Embora Laguna careça de levantamento oficial de dados a respeito, o professor Fábio Daura Jorge aponta a presença de poluição orgânica e poluição química na lagoa.
— De repente o fungo está nos prestando um grande serviço, está sendo um indicador de que o ambiente não está saudável para essa população de botos. Se não está saudável para eles, não está saudável para nós também. Com certeza alguma coisa deve ser feita — alerta o pesquisador.
A secretária do Meio Ambiente de Laguna, Aline Trichês Savi, diz ter dificuldades para colocar em prática projetos por ainda não ter conhecimento de um método eficaz de limpeza para a área. No entanto, pretende conscientizar as pessoas sobre a poluição.
— Queremos que as famílias liguem as casas à rede coletora de esgoto da Casan e não joguem lixo na lagoa.
A expectativa de Aline é colocar o projeto em prática no início de maio com palestras em escolas, empresas e comunidades.
ENTREVISTA
Fábio Daura Jorge
Doutor em Biologia, professor e pesquisador
“A doença é um indicador da qualidade da água”
Professor da Udesc, Daura Jorge explica que o comportamento dos botos que vivem na lagoa Santo Antônio, de Laguna, precisa ser monitorado e que há indícios que apontam para o aumento da doença entre os animais.
Diário Catarinense — Qual é o número de botos contaminados pela doença?
Fábio Daura Jorge — Essa informação depende de uma coleta de dados que a gente fez ao longo de 2013. Ainda estamos mapeando para fazer uma estimativa. Provavelmente daqui a um ou dois meses, no final desse estudo, comprovaremos a prevalência dessa lesão. Uma coisa é fato: para outras populações de pequenos cetáceos, como o boto-da-tainha, que ocorrem aqui no Sul do Brasil, está sendo cada vez mais recorrente o registro dessas lesões.
DC — A lesão leva à morte?
Daura Jorge — A lesão em si provavelmente não leva à morte. O que leva à morte é o fato de os indivíduos com essa lesão estarem com o sistema imunológico deprimido e provavelmente acabarem desenvolvendo outros tipos de doença.
DC — Algum boto desse grupo morreu em função da doença?
Daura Jorge — A gente já recuperou botos mortos com lobomicose, mas a provável causa da morte era encalhamento de rede, e não a lobomicose. Teve um registro, em 2011, que a gente acompanhou durante 15 meses o desenvolvimento da doença em um boto.
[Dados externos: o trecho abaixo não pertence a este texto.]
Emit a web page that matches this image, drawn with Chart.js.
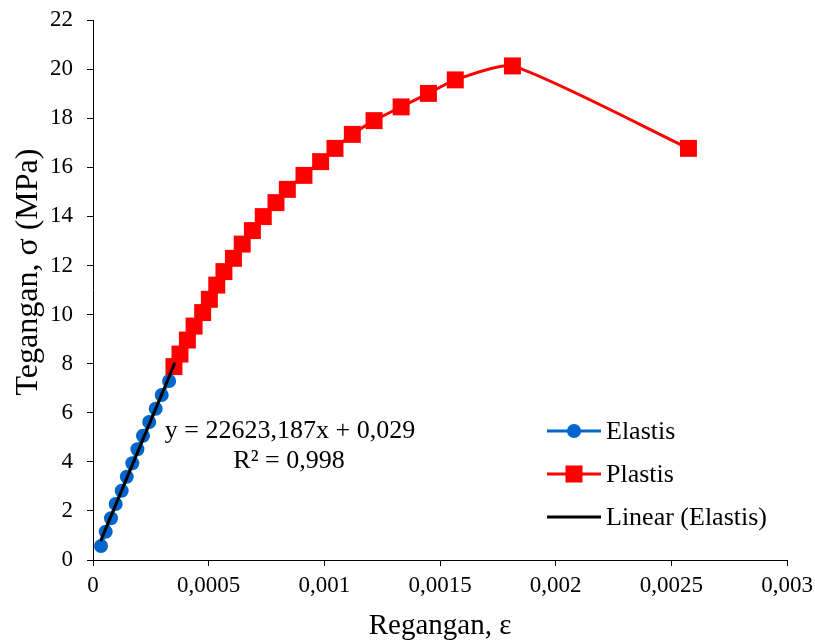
<!DOCTYPE html>
<html>
<head>
<meta charset="utf-8">
<script src="https://cdn.jsdelivr.net/npm/chart.js@4/dist/chart.umd.min.js"></script>
<style>
    body { margin: 0; background: #fff; }
    #wrap { width: 815px; height: 644px; }
</style>
</head>
<body>
<div id="wrap"><canvas id="chart" width="815" height="644"></canvas></div>
<script>
// Values
const elastisStrain = [0.0000346, 0.0000549, 0.0000778, 0.0000981, 0.000124, 0.000146, 0.00017,
    0.000192, 0.000216, 0.000243, 0.000271, 0.000297, 0.000329];
const elastisStress = [0.57, 1.15, 1.70, 2.28, 2.82, 3.39, 3.94, 4.51, 5.06, 5.62, 6.16, 6.72, 7.29];

const plastisStrain = [0.00035, 0.000376, 0.000408, 0.000437, 0.000474, 0.000503, 0.000535, 0.000566,
    0.000607, 0.000645, 0.000689, 0.000736, 0.000791, 0.00084, 0.000912, 0.000984, 0.001046, 0.001121,
    0.001215, 0.001332, 0.00145, 0.001566, 0.001813, 0.002574];
const plastisStress = [7.88, 8.39, 8.96, 9.53, 10.08, 10.62, 11.2, 11.75, 12.29, 12.87, 13.42, 13.99,
    14.56, 15.1, 15.67, 16.23, 16.77, 17.34, 17.9, 18.46, 19.01, 19.56, 20.13, 16.77];

// Linear trend line ends (Elastis)
const trendStrain = [0.000035, 0.000352];
const trendStress = [0.82, 7.99];

const xTickLabels = ['0', '0,0005', '0,001', '0,0015', '0,002', '0,0025', '0,003'];
const legendLabels = ['Elastis', 'Plastis', 'Linear (Elastis)'];
const equationLines = ['y = 22623,187x + 0,029', 'R\u00b2 = 0,998'];
const yTitle = 'Tegangan, \u03c3 (MPa)';

const FONT = "'Liberation Serif', 'Times New Roman', serif";
const BLUE = '#0066cc';
const RED = '#ff0000';

const toPoints = (xs, ys) => xs.map((x, i) => ({ x: x, y: ys[i] }));

// Legend, trend equation and y-axis title
const annotations = {
    id: 'annotations',
    afterDraw(chart) {
        const ctx = chart.ctx;
        ctx.save();
        ctx.fillStyle = '#000';
        ctx.textBaseline = 'middle';
        ctx.textAlign = 'center';

        // y-axis title
        ctx.save();
        ctx.font = '32px ' + FONT;
        ctx.translate(29, 272);
        ctx.rotate(-Math.PI / 2);
        ctx.fillText(yTitle, 0, 0);
        ctx.restore();

        ctx.font = '26px ' + FONT;

        // equation
        ctx.fillText(equationLines[0], 290, 431);
        ctx.fillText(equationLines[1], 289, 461);

        // legend
        const rows = [431, 474, 517];
        const sets = [chart.data.datasets[2], chart.data.datasets[1], chart.data.datasets[0]];
        ctx.textAlign = 'left';
        sets.forEach((ds, i) => {
            const y = rows[i];
            ctx.strokeStyle = ds.borderColor;
            ctx.lineWidth = 3;
            ctx.beginPath();
            ctx.moveTo(547, y);
            ctx.lineTo(601, y);
            ctx.stroke();
            if (ds.pointRadius > 0) {
                ctx.fillStyle = ds.pointBackgroundColor;
                if (ds.pointStyle === 'circle') {
                    ctx.beginPath();
                    ctx.arc(574, y, 7, 0, Math.PI * 2);
                    ctx.fill();
                } else {
                    ctx.fillRect(574 - 8.5, y - 8.5, 17, 17);
                }
            }
            ctx.fillStyle = '#000';
            ctx.fillText(legendLabels[i], 606, y + 1);
        });
        ctx.restore();
    }
};

new Chart(document.getElementById('chart'), {
    type: 'scatter',
    data: {
        datasets: [
            {
                label: 'Linear (Elastis)',
                data: toPoints(trendStrain, trendStress),
                showLine: true,
                borderColor: '#000',
                borderWidth: 3,
                borderCapStyle: 'round',
                pointRadius: 0,
                order: 0
            },
            {
                label: 'Plastis',
                data: toPoints(plastisStrain, plastisStress),
                showLine: true,
                borderColor: RED,
                borderWidth: 3,
                tension: 0.2,
                pointStyle: 'rect',
                pointRadius: 12,
                pointBorderWidth: 0,
                pointBackgroundColor: RED,
                order: 1
            },
            {
                label: 'Elastis',
                data: toPoints(elastisStrain, elastisStress),
                showLine: true,
                borderColor: BLUE,
                borderWidth: 3,
                pointStyle: 'circle',
                pointRadius: 7,
                pointBorderWidth: 0,
                pointBackgroundColor: BLUE,
                order: 2
            }
        ]
    },
    options: {
        responsive: false,
        animation: false,
        clip: false,
        layout: {
            padding: { left: 0, top: 20, right: 28, bottom: 0 }
        },
        plugins: {
            legend: { display: false },
            tooltip: { enabled: false }
        },
        scales: {
            x: {
                type: 'linear',
                min: 0,
                max: 0.003,
                border: { color: '#000', width: 1 },
                grid: {
                    drawOnChartArea: false,
                    color: '#000',
                    tickLength: 6
                },
                ticks: {
                    stepSize: 0.0005,
                    color: '#000',
                    padding: 6,
                    maxRotation: 0,
                    font: { family: FONT, size: 23 },
                    callback: (value, index) => xTickLabels[index]
                },
                title: {
                    display: true,
                    text: 'Regangan, \u03b5',
                    color: '#000',
                    font: { family: FONT, size: 29 },
                    padding: { top: 0, bottom: 0 }
                },
                afterFit: (scale) => {
                    scale.height = 84;
                    scale.paddingLeft = 0;
                    scale.paddingRight = 0;
                }
            },
            y: {
                min: 0,
                max: 22,
                border: { color: '#000', width: 1 },
                grid: {
                    drawOnChartArea: false,
                    color: '#000',
                    tickLength: 6
                },
                ticks: {
                    stepSize: 2,
                    color: '#000',
                    padding: 14,
                    font: { family: FONT, size: 23 }
                },
                afterFit: (scale) => {
                    scale.width = 93;
                    scale.paddingTop = 0;
                    scale.paddingBottom = 0;
                }
            }
        }
    },
    plugins: [annotations]
});
</script>
</body>
</html>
Mas, quando a doença já estava em um estágio bastante avançado, ele desapareceu. A gente não sabe se veio a morrer mesmo ou se acabou abandonando a área ou morreu por alguma outra coisa que desconhecemos.
DC — O que diz a literatura sobre a possibilidade de a lobomicose causar a morte de um boto?
Daura Jorge — Diz que é baixa e que é uma doença que pode ficar incubada por muito tempo, mas dificilmente levar à morte. O que preocupa é que alguns indivíduos aqui de Laguna e de outras regiões do Sul do Brasil têm apresentado um desenvolvimento rápido da doença, o que de repente pode, sim, levar à morte.
DC — O que pode ser feito pelos botos?
Daura Jorge — Monitorar. Está sendo planejada captura para os próximos quatro, cinco anos, mas isso exige treinamento. É arriscado pensar na captura de um boto para tratamento, até porque a lobomicose não tem tratamento. Tem que monitorar. A doença certamente é um indicador da qualidade da água.
DC — O comportamento deles pode ser afetado?
Daura Jorge — Eu não garanto que a doença muda o comportamento, mas a maioria dos que vivem em Laguna e que estão com lesão são botos que não cooperam, que não interagem com o pescador. Alguns têm lesão e pescam.